> **WHAT TO PRODUCE**
In the entries below, count every line containing "chart". Reply with the number alone.

> **Figure scripts**
○ ○ ○ ○

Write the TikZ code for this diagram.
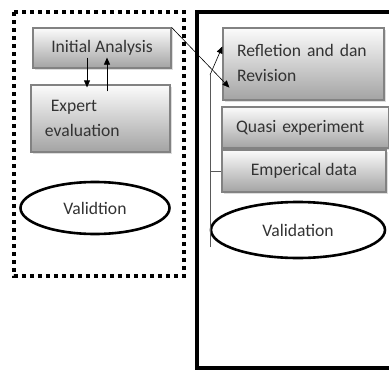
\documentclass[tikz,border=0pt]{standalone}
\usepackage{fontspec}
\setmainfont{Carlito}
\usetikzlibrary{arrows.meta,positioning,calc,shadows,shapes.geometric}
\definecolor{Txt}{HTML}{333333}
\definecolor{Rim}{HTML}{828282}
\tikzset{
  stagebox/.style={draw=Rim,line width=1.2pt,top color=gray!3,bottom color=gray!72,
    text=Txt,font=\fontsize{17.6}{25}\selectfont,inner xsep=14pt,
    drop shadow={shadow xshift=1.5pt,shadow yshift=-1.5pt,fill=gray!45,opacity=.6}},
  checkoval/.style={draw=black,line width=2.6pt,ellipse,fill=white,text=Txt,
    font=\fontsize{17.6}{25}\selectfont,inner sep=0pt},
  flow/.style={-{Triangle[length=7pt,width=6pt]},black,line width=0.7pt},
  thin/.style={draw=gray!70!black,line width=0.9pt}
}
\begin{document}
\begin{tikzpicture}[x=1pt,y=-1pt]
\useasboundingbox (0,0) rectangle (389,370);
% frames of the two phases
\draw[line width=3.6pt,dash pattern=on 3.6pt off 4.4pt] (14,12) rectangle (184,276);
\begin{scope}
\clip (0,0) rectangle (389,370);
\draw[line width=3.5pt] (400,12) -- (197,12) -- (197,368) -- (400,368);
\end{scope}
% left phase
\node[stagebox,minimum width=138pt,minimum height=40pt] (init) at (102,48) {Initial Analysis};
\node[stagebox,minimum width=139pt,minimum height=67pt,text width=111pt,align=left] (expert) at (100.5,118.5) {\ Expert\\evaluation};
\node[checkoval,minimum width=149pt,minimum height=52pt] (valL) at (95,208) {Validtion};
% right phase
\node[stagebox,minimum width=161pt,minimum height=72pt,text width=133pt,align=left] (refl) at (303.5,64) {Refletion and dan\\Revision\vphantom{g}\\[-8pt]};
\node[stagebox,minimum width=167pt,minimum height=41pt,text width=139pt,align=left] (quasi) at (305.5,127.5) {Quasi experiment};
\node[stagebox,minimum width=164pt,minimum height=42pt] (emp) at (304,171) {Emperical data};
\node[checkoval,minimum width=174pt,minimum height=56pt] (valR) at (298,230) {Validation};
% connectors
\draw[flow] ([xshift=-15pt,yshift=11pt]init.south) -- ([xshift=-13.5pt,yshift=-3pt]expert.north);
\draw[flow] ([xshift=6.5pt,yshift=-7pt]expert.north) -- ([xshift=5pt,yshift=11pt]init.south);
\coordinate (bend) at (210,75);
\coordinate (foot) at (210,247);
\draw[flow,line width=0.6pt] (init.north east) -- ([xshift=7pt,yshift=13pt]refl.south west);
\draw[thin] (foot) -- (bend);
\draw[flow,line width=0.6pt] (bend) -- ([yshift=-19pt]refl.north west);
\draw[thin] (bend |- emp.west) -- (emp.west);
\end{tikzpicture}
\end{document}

○ ○ ○ ○

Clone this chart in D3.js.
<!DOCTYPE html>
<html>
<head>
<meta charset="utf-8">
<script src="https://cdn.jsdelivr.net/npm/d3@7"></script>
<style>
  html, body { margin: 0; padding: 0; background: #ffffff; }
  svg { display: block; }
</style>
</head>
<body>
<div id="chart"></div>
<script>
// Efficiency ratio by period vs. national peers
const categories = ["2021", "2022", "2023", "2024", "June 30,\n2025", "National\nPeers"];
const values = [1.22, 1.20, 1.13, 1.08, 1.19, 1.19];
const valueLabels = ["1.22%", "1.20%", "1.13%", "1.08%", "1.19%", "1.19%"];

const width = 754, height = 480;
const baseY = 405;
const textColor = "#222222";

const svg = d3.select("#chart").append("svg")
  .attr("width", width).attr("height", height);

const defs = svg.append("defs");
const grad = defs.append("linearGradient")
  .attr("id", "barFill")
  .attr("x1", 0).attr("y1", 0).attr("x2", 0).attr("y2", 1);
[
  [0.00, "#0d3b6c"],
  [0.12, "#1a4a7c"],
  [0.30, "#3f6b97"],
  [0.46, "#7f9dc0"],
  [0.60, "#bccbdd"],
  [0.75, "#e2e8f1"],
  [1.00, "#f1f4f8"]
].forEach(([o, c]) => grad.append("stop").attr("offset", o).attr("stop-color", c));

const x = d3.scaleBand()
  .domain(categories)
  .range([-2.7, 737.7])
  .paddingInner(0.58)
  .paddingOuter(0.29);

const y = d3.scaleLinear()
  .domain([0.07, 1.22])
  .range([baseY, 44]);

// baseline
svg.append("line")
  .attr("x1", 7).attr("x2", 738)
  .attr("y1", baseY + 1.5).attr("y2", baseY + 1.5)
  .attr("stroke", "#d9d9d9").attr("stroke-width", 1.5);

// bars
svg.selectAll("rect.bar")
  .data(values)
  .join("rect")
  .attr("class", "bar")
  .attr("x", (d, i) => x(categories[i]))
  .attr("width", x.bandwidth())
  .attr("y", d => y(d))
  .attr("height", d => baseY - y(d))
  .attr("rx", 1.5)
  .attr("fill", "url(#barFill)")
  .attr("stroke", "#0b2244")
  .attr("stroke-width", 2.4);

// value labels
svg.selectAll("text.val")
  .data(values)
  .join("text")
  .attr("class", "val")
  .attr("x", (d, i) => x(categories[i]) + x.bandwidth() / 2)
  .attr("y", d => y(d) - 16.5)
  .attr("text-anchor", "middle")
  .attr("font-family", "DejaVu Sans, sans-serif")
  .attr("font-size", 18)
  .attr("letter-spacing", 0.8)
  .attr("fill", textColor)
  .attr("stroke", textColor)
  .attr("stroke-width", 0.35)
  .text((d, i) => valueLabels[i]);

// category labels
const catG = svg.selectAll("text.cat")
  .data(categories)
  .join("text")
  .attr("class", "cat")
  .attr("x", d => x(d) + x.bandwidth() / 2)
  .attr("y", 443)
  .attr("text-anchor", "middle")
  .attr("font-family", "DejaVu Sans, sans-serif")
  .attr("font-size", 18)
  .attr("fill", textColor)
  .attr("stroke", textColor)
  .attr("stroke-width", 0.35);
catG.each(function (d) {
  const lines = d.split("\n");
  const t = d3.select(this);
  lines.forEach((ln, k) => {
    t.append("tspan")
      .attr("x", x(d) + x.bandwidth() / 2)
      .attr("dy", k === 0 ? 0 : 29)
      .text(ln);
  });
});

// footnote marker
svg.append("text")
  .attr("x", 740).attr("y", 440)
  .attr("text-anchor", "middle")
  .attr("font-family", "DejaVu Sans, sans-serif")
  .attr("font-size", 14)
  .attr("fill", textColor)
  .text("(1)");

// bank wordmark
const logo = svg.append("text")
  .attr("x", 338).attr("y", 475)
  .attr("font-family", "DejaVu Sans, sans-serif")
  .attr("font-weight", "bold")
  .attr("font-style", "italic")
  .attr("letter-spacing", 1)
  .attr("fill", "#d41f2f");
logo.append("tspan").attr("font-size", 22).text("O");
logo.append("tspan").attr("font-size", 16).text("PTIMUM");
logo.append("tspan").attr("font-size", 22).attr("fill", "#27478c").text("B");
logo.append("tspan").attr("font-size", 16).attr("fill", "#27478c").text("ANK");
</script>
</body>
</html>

○ ○ ○ ○

> **EXERCISE OUTPUT**
3